国防大学における危機管理セミナーに参加して。
5月3日からワシントンに派遣されています。4日に終日開催される、第45回の日米国会議員会議に党を代表して参加するためです。
通訳の入らない会議なので、昨年から指名されて出席。超党派で年に2回、東京とワシントンで交互に開催されます。
財務省時代もトヨタ自動車の渉外担当部長の時も、仕事でよくワシントンに来ていましたので、地図なしで歩けます。にぎやかなニューヨークも良いですが、私は、田舎町のワシントンが肌に合っています。
3日の午前中に成田を立ちますと、時差の関係で、ワシントンダレス空港には3日の午前中に着きます。

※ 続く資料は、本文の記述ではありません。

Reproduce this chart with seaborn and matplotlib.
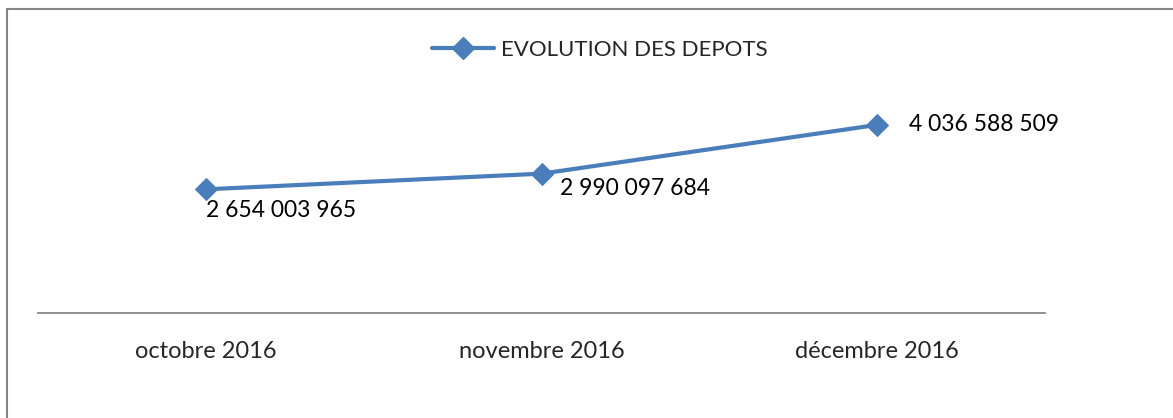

今年は、午後の時間を使って、米国防大学の危機管理センターでのセミナーに参加しました。自民党の塩崎泰久代議士や民主党の牧山ひろえ参議院議員など超党派での参加です。
国防大学の校長先生はロンドー中将。海軍出身の女性の将軍で、ハキハキとした強面の先生でしたが、大震災対応について、オペレーション・トモダチなど小一時間ディスカッション。
米国では、危機管理のシュミレーションをロールプレイゲームの形で行うことが普通で、政治家も参加します。
日本でも一部のシンクタンクでチャレンジが始まっていますが、今回は東京財団の研究チームと一緒に参加。
「戦略的アプローチ」の講義をうけた後、インフルエンザのパンデミック(世界的流行)シナリオに基づく、仮想の政策に関して、局面ごとの対策を議論しました。指導は高等戦略研修センターのヨネロッド教授。
インフルエンザのパンデミックは20世紀に3回発生。1918年のパンデミックでは米国だけで50万人の死者が出ています。
なぜ、国防大学で真剣に検討するかと言うと、1918年のスペイン風邪は米国海軍がヨーロッパから持ちこんだ可能性があるからだということでした。
過去の事実に基づき、データを与えられて政策当局者として判断する訓練は緊張感のあるものでした。
もしも、日本でも、「原発の全電源停止」のシナリオで危機管理のシュミレーションをしていたなら、今回の大震災の結果は変わっていたかもしれません。そのような強い印象を持ちました。
少なくとも、1000年前の津波は15メートルを超えていたという史実がある以上、最悪のシナリオで危機管理の訓練や備えをすべきことが、今回、思い知らされたのです。
日本でも、危機管理のシュミレーションを政治家や学者、行政官僚の間で自由に行えるようにすべきだと確信しました。政治家としての課題が一つ増えました。